The presence of the square in the formula defining a complex achimedean place is perhaps at the origin of the widely accepted convention (since Hasse) that in a relative extension $K/F$, a real place of $F$ which become complex in $K$ is called ramified, with ramification index 2. But this is not undisputable. Instead of "ramification", some authors (e.g. G. Gras in his book CFT: from theory to practice, Springer 2003) advocate the more neutral word "complexification" (of a real place).

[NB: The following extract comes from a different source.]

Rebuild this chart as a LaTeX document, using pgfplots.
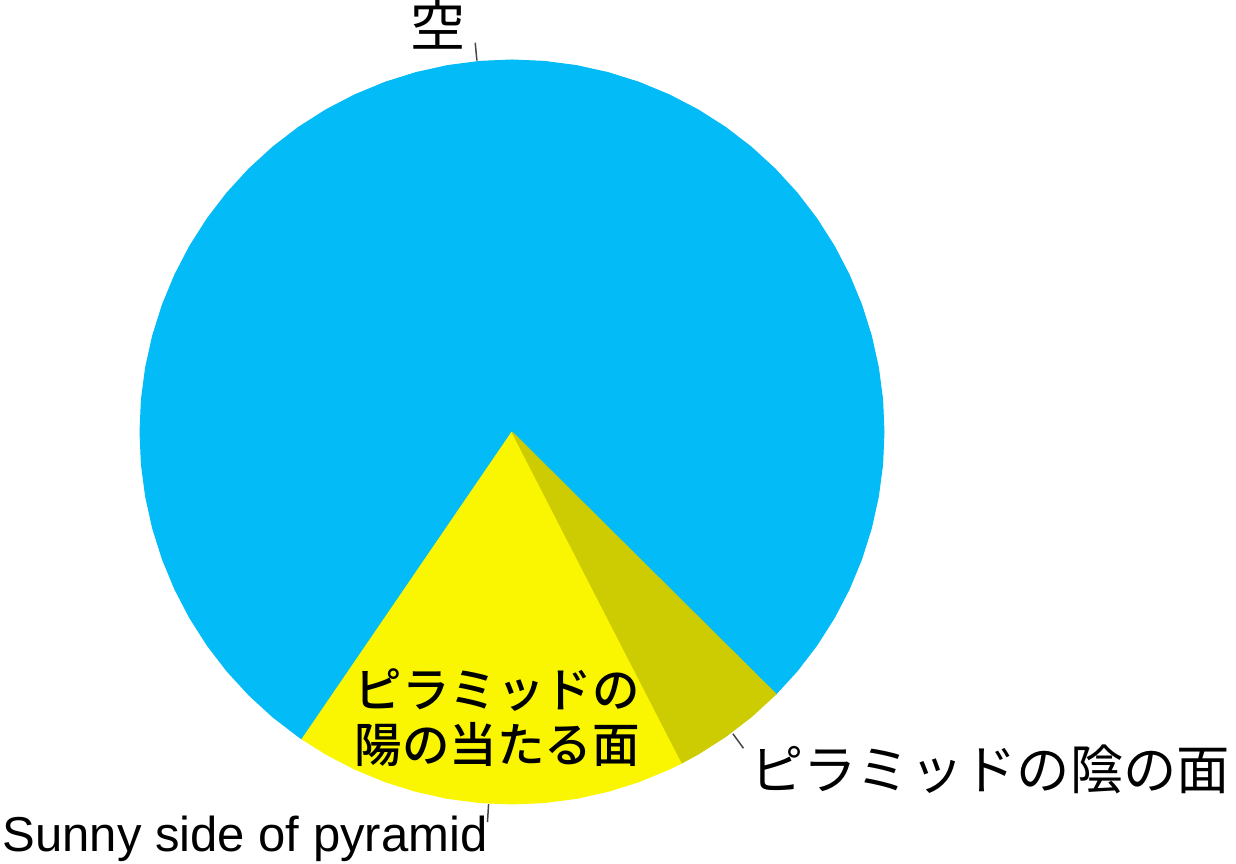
\documentclass[border=0pt]{standalone}
\usepackage{fontspec}
\setmainfont{Liberation Sans}
\newfontfamily\jp{Noto Sans CJK JP}
\newfontfamily\jpm{Noto Sans CJK JP Medium}
\usepackage{pgfplots}
\pgfplotsset{compat=1.18}
\definecolor{sky}{RGB}{3,187,247}
\definecolor{sunny}{RGB}{250,245,0}
\definecolor{shade}{RGB}{205,204,2}
\definecolor{leader}{RGB}{70,70,70}
\begin{document}
\begin{tikzpicture}
\begin{axis}[
  scale only axis, width=370.8pt, height=259.2pt,
  xmin=-512, xmax=724, ymin=-432, ymax=432,
  hide axis, clip=false,
]
% Sky: 77.9%
\addplot[fill=sky, draw=sky, line width=0.3pt, data cs=polar] coordinates {
(0,0) (315.2,372) (320,372) (325,372) (330,372) (335,372) (340,372) (345,372) (350,372) (355,372)
(360,372) (365,372) (370,372) (375,372) (380,372) (385,372) (390,372) (395,372) (400,372) (405,372)
(410,372) (415,372) (420,372) (425,372) (430,372) (435,372) (440,372) (445,372) (450,372) (455,372)
(460,372) (465,372) (470,372) (475,372) (480,372) (485,372) (490,372) (495,372) (500,372) (505,372)
(510,372) (515,372) (520,372) (525,372) (530,372) (535,372) (540,372) (545,372) (550,372) (555,372)
(560,372) (565,372) (570,372) (575,372) (580,372) (585,372) (590,372) (595,372) (595.65,372) (0,0)};
% Sunny side: 17.1%
\addplot[fill=sunny, draw=sunny, line width=0.3pt, data cs=polar] coordinates {
(0,0) (235.65,372) (240,372) (245,372) (250,372) (255,372) (260,372) (265,372) (270,372) (275,372)
(280,372) (285,372) (290,372) (295,372) (297.2,372) (0,0)};
% Shady side: 5.0%
\addplot[fill=shade, draw=shade, line width=0.3pt, data cs=polar] coordinates {
(0,0) (297.2,372) (300,372) (305,372) (310,372) (315,372) (315.2,372) (0,0)};
% leader lines
\addplot[leader, line width=0.45pt, data cs=polar] coordinates {(95.4,373) (95.4,391)};
\addplot[leader, line width=0.45pt, data cs=polar] coordinates {(266.4,373) (266.4,391)};
\addplot[leader, line width=0.45pt, data cs=polar] coordinates {(306.2,374) (306.2,392)};
% labels
\node[inner sep=0pt, anchor=center, font=\jp\fontsize{16.5pt}{18pt}\selectfont] at (axis cs:-74,407) {空};
\node[inner sep=0pt, anchor=center, font=\jp\fontsize{16pt}{18pt}\selectfont] at (axis cs:478,-337) {ピラミッドの陰の面};
\node[inner sep=0pt, anchor=center, align=center, font=\jpm\fontsize{14.25pt}{16.5pt}\selectfont] at (axis cs:-15,-286) {ピラミッドの\\陽の当たる面};
\node[inner sep=0pt, anchor=base west, font=\fontsize{14.7pt}{17pt}\selectfont] at (axis cs:-510,-420) {Sunny side of pyramid};
\coordinate (BL) at (axis cs:-512,-432);
\coordinate (TR) at (axis cs:724,432);
\end{axis}
\pgfresetboundingbox
\path (BL) rectangle (TR);
\end{tikzpicture}
\end{document}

In analogy with the vocabulary for a local extension $L_w / K_v$ obtained by completing a global $L/K$, there is no doubt that the case ${\mathbf R / \mathbf R}$ for the place $\infty$ should be called "totally decomposed". But the conventional systematic terminology "ramified" for the case ${\mathbf C / \mathbf R}$ leads to undue complications, e.g. in the formulation of the main theorems of CFT. Consider for instance $K = \mathbf Q (\zeta_m)$ , of which the "natural" conductor should be $m$, whereas in the classical formulation of CFT in terms of ray class fields, this conductor is actually the modulus $(m). \infty$. More seriously, in the part of CFT which deals with abelian extensions with restricted ramification, more precisely unramified outside $S$ and totally decomposed inside $T$, $S$ and $T$ being two finite disjoint sets of places of the base field (op. cit. chapter III), the so called Spiegelungsatz (reflection theorem) exchanges among other things the real infinite places and the real infinite places outside $S$, which renders the statements a bit messy when sticking to the usual convention.

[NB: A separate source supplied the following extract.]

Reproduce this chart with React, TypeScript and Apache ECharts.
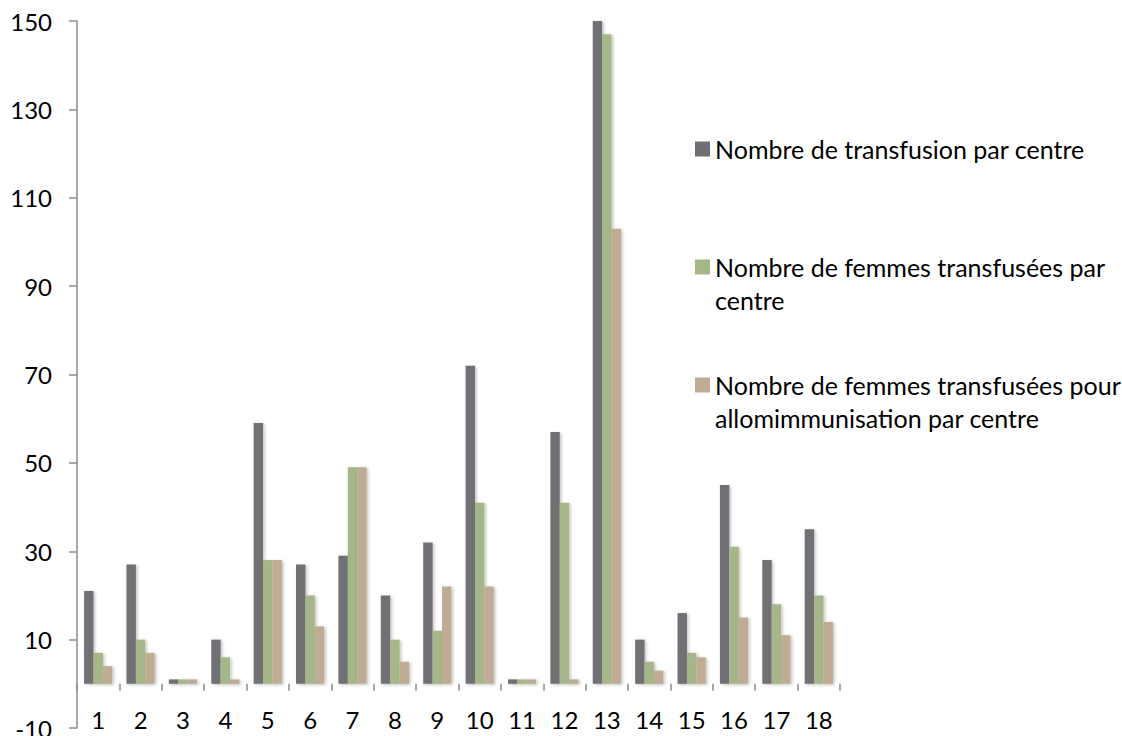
import React, { useEffect, useRef } from "react";
import * as echarts from "echarts";

const categories = ["1", "2", "3", "4", "5", "6", "7", "8", "9", "10", "11", "12", "13", "14", "15", "16", "17", "18"];
const transfusions = [21, 27, 1, 10, 59, 27, 29, 20, 32, 72, 1, 57, 150, 10, 16, 45, 28, 35];
const femmes = [7, 10, 1, 6, 28, 20, 49, 10, 12, 41, 1, 41, 147, 5, 7, 31, 18, 20];
const allo = [4, 7, 1, 1, 28, 13, 49, 5, 22, 22, 1, 1, 103, 3, 6, 15, 11, 14];
const yTicks = [-10, 10, 30, 50, 70, 90, 110, 130, 150];

const S1 = "Nombre de transfusion par centre";
const S2 = "Nombre de femmes transfusées par centre";
const S3 = "Nombre de femmes transfusées pour allomimmunisation par centre";
const legendLabels: Record<string, string> = {
  [S1]: "Nombre de transfusion par centre",
  [S2]: "\nNombre de femmes transfusées par\ncentre",
  [S3]: "\nNombre de femmes transfusées pour\nallomimmunisation par centre",
};

const FONT = "Lato, 'Open Sans', sans-serif";
const AXIS_COLOR = "#8c8c8c";
const LINE_H = 33;

export default function App() {
  const ref = useRef<HTMLDivElement>(null);
  useEffect(() => {
    if (!ref.current) return;
    const chart = echarts.init(ref.current, undefined, { renderer: "svg" });
    const barShadow = {
      shadowColor: "rgba(0,0,0,0.25)",
      shadowBlur: 3,
      shadowOffsetX: 1.5,
      shadowOffsetY: 1,
    };
    const legendBase = (name: string, top: number) => ({
      data: [name],
      left: 695,
      top,
      orient: "vertical",
      padding: 0,
      itemWidth: 15,
      itemHeight: 15,
      itemGap: 5,
      icon: "rect",
      selectedMode: false,
      formatter: (n: string) => legendLabels[n] || n,
      textStyle: {
        fontFamily: FONT,
        fontSize: 25,
        color: "#000",
        lineHeight: LINE_H,
      },
    });
    chart.setOption({
      animation: false,
      backgroundColor: "#fff",
      grid: { left: 77, right: 282, top: 21, bottom: 8, containLabel: false, outerBoundsMode: "none" },
      legend: [
        legendBase(S1, 132.5),
        legendBase(S2, 217.5),
        legendBase(S3, 335.5),
      ],
      xAxis: {
        type: "category",
        data: categories,
        boundaryGap: true,
        axisLine: {
          onZero: true,
          lineStyle: { color: AXIS_COLOR, width: 1.5, shadowColor: "rgba(0,0,0,0.25)", shadowBlur: 3, shadowOffsetY: 3 },
        },
        axisTick: { show: true, length: 7, alignWithLabel: false, lineStyle: { color: AXIS_COLOR, width: 1.5 } },
        axisLabel: { margin: -21, fontFamily: FONT, fontSize: 24, color: "#000" },
        splitLine: { show: false },
      },
      yAxis: {
        type: "value",
        min: -10,
        max: 150,
        axisLine: { show: true, lineStyle: { color: AXIS_COLOR, width: 1.5 } },
        axisTick: { show: true, length: 8, customValues: yTicks, lineStyle: { color: AXIS_COLOR, width: 1.5 } },
        axisLabel: { margin: 25, fontFamily: FONT, fontSize: 24, color: "#000", customValues: yTicks },
        splitLine: { show: false },
      },
      series: [
        { name: S1, type: "bar", data: transfusions, barWidth: 9.4, barGap: "0%", itemStyle: { color: "#706f74", ...barShadow } },
        { name: S2, type: "bar", data: femmes, barWidth: 9.4, barGap: "0%", itemStyle: { color: "#a5b788", ...barShadow } },
        { name: S3, type: "bar", data: allo, barWidth: 9.4, barGap: "0%", itemStyle: { color: "#c0ac95", ...barShadow } },
      ],
    });
    return () => chart.dispose();
  }, []);
  return (
    <div
      ref={ref}
      style={{ position: "fixed", left: 0, top: 0, width: 1122, height: 736, background: "#fff" }}
    />
  );
}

Mysterious with no context, isn’t it. Here’s the context, though:
In Arithmetic, one often tries to handle the archimedean absolute value of $\Bbb Q$ in a manner as nearly parallel as possible to the treatment of the nonarchimedean absolute values. These latter are in one-to-one correspondence with the prime integers, while for consistency’s sake, one refers to the archimedean absolute value as “infinity”, $\infty$, and one may even call it “the infinite prime”.
Now, in a finite extension $K$ of $\Bbb Q$, each finite prime $p$ splits into a certain number $n_p$ of primes; this $n_p$ may be interpreted as the number of different $p$-adic absolute values on $K$ that extend the $p$-adic absolute value on $\Bbb Q$. In the same way, one asks for the number of archimedean absolute values that there are on $K$. The simple way of looking at it is that if $f(X)$ is the minimal polynomial for a generating element of $K$ over $\Bbb Q$, you factor $f$ into real-irreducible factors. There will be $r_1$ linears, and $r_2$ quadratic ones. (In case the extension is normal, one of these two numbers will be zero.) At any rate, $[K:\Bbb Q]=r_1+2r_2$.
Finally, one says that an archimedean absolute value is ramified in an extension $K\supset F$ if it’s complex in $K$ but restricts to a real absolute value in $F$. That is, the respective completions are $\Bbb C$ and $\Bbb R$. The ramification degree is $2$ in this case, $1$ in all other cases.